Working with a modular synthesizer, Boyd alters his recordings to accentuate certain sounds.
“I take the sounds and I split them into frequencies and then, with each of those frequencies, maybe adjust a frequency or oscillator or play with the harmonics….so you’re picking out different windows of things and just enhancing them a bit….It’s subtle at best, but I really like the idea that I can transform them and augment them in some sort of way. So those will stand alone as recordings or I’ve done live performances as well, where something’s happening and I’m processing the sounds live in real time.”
Boyd enlisted the help of his brother, Dillon, while making the clock. Dillon, who is three years younger, works for an organ manufacturer and is also a dj. The two brothers grew up in Dallas, but they were largely influenced by visiting their grandparents in west Texas.

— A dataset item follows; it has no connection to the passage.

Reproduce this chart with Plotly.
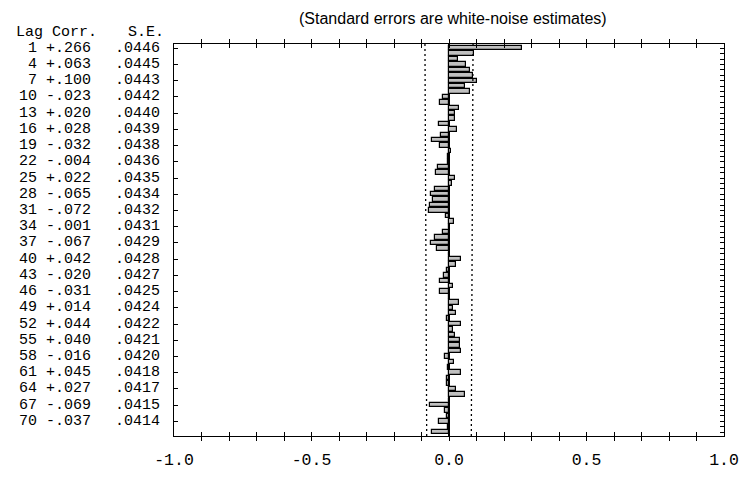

“West Texas, in terms of sound, is hugely influential on the way that both of us hear things. We’d just hear these weird aural phenomenon like the Aeolian harp of the high line, the dust storms, or being inside creaky metal buildings, where everything’s always rustling.”
As djs, Dillon explained, their ears are trained to “hear simultaneously.”
“You have to be able to split your hearing,” Boyd added. “If you’re a dj worth your salt, you easily have to listen to something out of your left ear and out of your right ear and make sense of both of those things.”
Justin’s modular synthesizer is eerily similar to the interior of an organ that Dillon repairs. The complex systems are totally different, but each brother exceeds in his ability and knowledge of how to work them.
“It’s very mechanical. Nothing happens until you take one thing and plug it into another thing,” Justin says about the modular synthesizer.
“You’re using the machine as the instrument,” Dillon explained about Justin’s use of the synthesizer. “Your originality comes out in the way it gets played, not necessarily what gets put into it.” This clock demonstrates how the Boyd brothers relate and understand one another and how their related talents interact.
“It’s not exactly on the hour,” they joked about the clock’s time-keeping. “It’s more like west Texas time.”